A Democratic lawmaker in Washington, D.C., who once blamed a winter storm on Jewish bankers visited the U.S. Holocaust Memorial Museum on Thursday.
It didn’t go well.
According to The Washington Post, Trayon White Sr., a member of the D.C. Council, and his staff made several unusual observations about the exhibitions. Then, White abruptly left, citing an event he had to attend, only to be spotted later on the sidewalk outside the museum.
During his time inside, White pointed to an image of Nazi stormtroopers surrounding a woman who was wearing a sign that read: “I am a German girl and allowed myself to be defiled by a Jew.” He asked Lynn Williams, the museum’s director of leadership programs, if the stormtroopers were “protecting her.”
When told that they were forcing her to march down a street in Norden, Germany, White offered that “marching is a form of protecting.”
“I think they’re humiliating her,” Williams explained, per the Post.
White made headlines last month when he posted a video of himself blaming “the Rothschilds” for late-winter snow in Washington.
“Man, it just started snowing out of nowhere this morning, man.

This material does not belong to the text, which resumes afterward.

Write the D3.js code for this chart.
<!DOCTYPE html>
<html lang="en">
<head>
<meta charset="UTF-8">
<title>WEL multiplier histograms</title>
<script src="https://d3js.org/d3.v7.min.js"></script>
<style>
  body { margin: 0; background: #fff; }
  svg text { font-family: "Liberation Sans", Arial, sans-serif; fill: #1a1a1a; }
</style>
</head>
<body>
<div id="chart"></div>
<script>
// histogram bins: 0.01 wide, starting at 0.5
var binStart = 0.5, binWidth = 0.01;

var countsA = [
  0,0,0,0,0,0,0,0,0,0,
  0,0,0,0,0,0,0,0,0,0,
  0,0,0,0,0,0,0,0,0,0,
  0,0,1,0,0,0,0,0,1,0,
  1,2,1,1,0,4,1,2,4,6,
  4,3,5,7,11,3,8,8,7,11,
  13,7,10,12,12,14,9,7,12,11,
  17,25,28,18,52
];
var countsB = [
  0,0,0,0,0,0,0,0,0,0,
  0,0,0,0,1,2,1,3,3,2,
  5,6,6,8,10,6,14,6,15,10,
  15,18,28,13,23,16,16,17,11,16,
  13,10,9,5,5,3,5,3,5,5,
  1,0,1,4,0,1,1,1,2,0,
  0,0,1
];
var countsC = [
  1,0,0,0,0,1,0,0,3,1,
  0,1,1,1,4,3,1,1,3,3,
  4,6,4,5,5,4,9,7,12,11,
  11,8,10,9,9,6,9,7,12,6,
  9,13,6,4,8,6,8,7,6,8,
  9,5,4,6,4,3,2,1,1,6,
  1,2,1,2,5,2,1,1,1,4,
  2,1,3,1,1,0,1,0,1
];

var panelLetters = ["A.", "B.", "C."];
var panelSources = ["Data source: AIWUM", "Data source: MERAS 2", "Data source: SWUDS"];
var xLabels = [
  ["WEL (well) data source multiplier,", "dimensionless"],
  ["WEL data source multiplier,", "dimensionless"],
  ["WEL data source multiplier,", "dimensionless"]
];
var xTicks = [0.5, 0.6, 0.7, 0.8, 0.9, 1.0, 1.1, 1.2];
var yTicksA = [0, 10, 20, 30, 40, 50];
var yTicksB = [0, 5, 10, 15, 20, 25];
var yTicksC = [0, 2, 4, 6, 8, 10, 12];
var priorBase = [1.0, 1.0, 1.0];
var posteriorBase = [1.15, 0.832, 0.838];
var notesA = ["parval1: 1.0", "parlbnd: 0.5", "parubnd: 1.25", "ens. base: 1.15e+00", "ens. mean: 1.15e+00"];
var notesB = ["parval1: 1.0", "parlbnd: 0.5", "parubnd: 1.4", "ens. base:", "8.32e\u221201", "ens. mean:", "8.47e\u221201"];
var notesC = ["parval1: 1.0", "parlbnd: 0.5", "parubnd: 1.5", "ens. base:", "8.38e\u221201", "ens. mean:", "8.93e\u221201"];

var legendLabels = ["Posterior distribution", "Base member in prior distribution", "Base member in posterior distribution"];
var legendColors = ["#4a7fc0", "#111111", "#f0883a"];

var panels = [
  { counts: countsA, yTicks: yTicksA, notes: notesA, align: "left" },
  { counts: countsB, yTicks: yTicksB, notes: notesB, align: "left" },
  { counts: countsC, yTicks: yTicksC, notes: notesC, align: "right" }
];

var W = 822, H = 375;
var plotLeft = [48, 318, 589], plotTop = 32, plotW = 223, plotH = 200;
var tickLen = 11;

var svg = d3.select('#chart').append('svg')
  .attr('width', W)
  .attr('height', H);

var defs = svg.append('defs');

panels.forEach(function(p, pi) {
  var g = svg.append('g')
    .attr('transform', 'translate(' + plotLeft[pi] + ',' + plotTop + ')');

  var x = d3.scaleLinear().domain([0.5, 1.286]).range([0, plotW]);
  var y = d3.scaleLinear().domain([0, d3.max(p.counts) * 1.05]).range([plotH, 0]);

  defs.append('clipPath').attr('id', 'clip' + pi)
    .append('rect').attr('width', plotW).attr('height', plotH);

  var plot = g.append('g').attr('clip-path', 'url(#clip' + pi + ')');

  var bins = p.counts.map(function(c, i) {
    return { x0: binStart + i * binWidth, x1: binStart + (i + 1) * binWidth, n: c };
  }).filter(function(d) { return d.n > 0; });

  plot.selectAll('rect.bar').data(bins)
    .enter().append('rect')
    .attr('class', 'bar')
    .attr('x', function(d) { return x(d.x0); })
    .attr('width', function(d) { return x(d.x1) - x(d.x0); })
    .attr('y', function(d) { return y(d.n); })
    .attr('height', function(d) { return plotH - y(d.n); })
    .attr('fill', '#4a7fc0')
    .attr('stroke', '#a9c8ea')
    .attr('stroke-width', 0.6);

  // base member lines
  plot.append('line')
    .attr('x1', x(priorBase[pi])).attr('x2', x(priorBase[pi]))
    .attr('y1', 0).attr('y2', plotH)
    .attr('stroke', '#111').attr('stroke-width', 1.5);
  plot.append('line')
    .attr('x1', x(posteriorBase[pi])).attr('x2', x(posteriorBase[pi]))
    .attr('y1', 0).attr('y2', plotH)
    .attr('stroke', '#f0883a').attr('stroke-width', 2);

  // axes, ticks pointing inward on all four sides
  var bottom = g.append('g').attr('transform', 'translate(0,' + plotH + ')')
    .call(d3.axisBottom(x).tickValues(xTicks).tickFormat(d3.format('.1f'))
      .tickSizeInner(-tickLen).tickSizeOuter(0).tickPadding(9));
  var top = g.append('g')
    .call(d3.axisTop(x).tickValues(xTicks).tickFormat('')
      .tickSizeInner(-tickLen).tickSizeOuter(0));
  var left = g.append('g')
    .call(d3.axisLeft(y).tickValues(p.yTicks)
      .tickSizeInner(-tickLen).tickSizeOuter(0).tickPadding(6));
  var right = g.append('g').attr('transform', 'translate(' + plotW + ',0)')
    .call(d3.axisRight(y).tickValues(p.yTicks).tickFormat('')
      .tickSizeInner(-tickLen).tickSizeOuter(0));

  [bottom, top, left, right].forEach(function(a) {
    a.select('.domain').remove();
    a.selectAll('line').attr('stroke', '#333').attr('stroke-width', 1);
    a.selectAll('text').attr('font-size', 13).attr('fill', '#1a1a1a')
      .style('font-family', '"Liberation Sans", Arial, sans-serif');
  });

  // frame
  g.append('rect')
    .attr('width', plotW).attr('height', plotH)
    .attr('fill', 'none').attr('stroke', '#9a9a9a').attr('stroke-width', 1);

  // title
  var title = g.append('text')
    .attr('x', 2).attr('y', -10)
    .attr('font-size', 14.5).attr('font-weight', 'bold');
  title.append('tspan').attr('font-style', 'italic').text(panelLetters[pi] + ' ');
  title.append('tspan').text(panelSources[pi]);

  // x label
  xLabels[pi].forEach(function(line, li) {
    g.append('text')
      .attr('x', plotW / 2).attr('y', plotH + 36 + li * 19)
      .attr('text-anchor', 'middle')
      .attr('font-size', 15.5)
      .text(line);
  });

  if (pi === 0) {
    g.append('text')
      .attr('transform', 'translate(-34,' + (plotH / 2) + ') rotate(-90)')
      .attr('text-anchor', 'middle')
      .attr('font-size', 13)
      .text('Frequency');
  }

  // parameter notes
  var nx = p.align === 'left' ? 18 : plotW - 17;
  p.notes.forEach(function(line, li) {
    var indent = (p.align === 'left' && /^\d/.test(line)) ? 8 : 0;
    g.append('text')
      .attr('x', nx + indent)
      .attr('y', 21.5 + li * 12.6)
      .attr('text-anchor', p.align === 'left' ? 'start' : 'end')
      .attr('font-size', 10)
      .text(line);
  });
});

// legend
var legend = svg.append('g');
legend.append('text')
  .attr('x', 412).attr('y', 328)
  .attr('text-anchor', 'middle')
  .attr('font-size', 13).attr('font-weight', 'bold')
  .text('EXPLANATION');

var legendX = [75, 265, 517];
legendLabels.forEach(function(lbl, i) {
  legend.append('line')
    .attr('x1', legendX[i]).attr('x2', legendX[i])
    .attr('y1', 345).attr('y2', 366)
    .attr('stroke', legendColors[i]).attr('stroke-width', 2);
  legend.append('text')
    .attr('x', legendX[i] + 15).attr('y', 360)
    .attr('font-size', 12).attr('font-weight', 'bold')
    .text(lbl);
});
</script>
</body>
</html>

Y’all better pay attention to this climate control, man, this climate manipulation,” White said. “And D.C. keep talking about, ‘We a resilient city.’ And that’s a model based off the Rothschilds controlling the climate to create natural disasters they can pay for to own the cities, man. Be careful.”
The wealthy banking family has been the target of anti-Semitic conspiracy theories for generations.

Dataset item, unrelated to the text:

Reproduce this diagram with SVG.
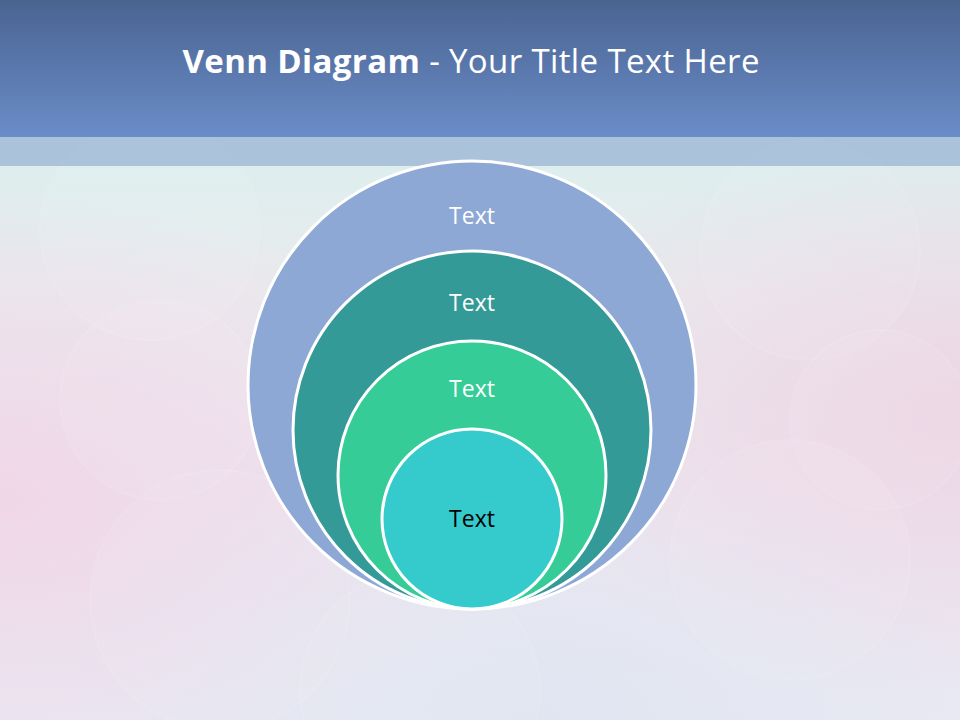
<svg xmlns="http://www.w3.org/2000/svg" width="960" height="720" viewBox="0 0 960 720">
  <defs>
    <linearGradient id="hdr" x1="0" y1="0" x2="0" y2="1">
      <stop offset="0" stop-color="#4a6491"/>
      <stop offset="1" stop-color="#6a8cc8"/>
    </linearGradient>
    <linearGradient id="bg" x1="0" y1="0" x2="0" y2="1">
      <stop offset="0.2" stop-color="#dceeed"/>
      <stop offset="0.42" stop-color="#eaeaee"/>
      <stop offset="0.7" stop-color="#ede6f0"/>
      <stop offset="1" stop-color="#e9e9f3"/>
    </linearGradient>
    <radialGradient id="pinkL" cx="0" cy="0.6" r="0.55">
      <stop offset="0" stop-color="#f0d4e6" stop-opacity="0.85"/>
      <stop offset="1" stop-color="#f0d4e6" stop-opacity="0"/>
    </radialGradient>
    <radialGradient id="pinkR" cx="1" cy="0.45" r="0.5">
      <stop offset="0" stop-color="#ecd2e2" stop-opacity="0.85"/>
      <stop offset="1" stop-color="#ecd2e2" stop-opacity="0"/>
    </radialGradient>
    <radialGradient id="blueB" cx="0.55" cy="1" r="0.5">
      <stop offset="0" stop-color="#dfe5f1" stop-opacity="0.9"/>
      <stop offset="1" stop-color="#dfe5f1" stop-opacity="0"/>
    </radialGradient>
    <style>
      .ring { stroke: #ffffff; stroke-width: 3; }
      .lbl { font-family: "Open Sans", "Liberation Sans", sans-serif; font-size: 23px; text-anchor: middle; fill: #ffffff; }
      .bokeh { fill: #ffffff; fill-opacity: 0.06; stroke: #ffffff; stroke-opacity: 0.1; stroke-width: 2; }
    </style>
  </defs>

  <!-- background -->
  <rect x="0" y="0" width="960" height="720" fill="url(#bg)"/>
  <rect x="0" y="166" width="960" height="554" fill="url(#pinkL)"/>
  <rect x="0" y="166" width="960" height="554" fill="url(#pinkR)"/>
  <rect x="0" y="166" width="960" height="554" fill="url(#blueB)"/>
  <g>
    <circle class="bokeh" cx="150" cy="230" r="110"/>
    <circle class="bokeh" cx="160" cy="400" r="100"/>
    <circle class="bokeh" cx="810" cy="250" r="110"/>
    <circle class="bokeh" cx="880" cy="420" r="90"/>
    <circle class="bokeh" cx="220" cy="600" r="130"/>
    <circle class="bokeh" cx="790" cy="560" r="120"/>
    <circle class="bokeh" cx="420" cy="690" r="120"/>
  </g>
  <rect x="0" y="137" width="960" height="29" fill="#a8c0d9" fill-opacity="0.95"/>
  <rect x="0" y="0" width="960" height="137" fill="url(#hdr)"/>

  <!-- title -->
  <text x="471" y="73" text-anchor="middle" font-family="'Open Sans', 'Liberation Sans', sans-serif" font-size="33" fill="#ffffff" textLength="577" lengthAdjust="spacing"><tspan font-weight="bold">Venn Diagram</tspan><tspan> - Your Title Text Here</tspan></text>

  <!-- nodes -->
  <g id="node-outer">
    <circle class="ring" cx="472" cy="385" r="224" fill="#8ea8d5"/>
    <text class="lbl" x="472" y="224">Text</text>
  </g>
  <g id="node-second">
    <circle class="ring" cx="472" cy="430" r="179" fill="#349a98"/>
    <text class="lbl" x="472" y="311">Text</text>
  </g>
  <g id="node-third">
    <circle class="ring" cx="472" cy="475" r="134" fill="#35cc97"/>
    <text class="lbl" x="472" y="397">Text</text>
  </g>
  <g id="node-inner">
    <circle class="ring" cx="472" cy="519" r="90" fill="#35cbcc"/>
    <text class="lbl" x="472" y="527" style="fill:#000000">Text</text>
  </g>
  <g id="connectors"/>
</svg>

White later apologized, reached out to Jews United for Justice and vowed to “continue to be allies” with the Jewish community.
On Thursday, he didn’t mention his visit to the museum on his social media accounts. However, he told the Post he planned to return.
“This opportunity has given me the chance to meet a lot of great Jews, a lot of people. A lot of good Jews that I’ve never had the chance to meet before,” White said after a long silence. “It’s an awesome experience.”
The rate of violence against the Jewish community in the United States has soared recently. Last year, anti-Semitic incidents jumped nearly 60 percent, with 1,986 cases over the course of the year, the Anti-Defamation League reported.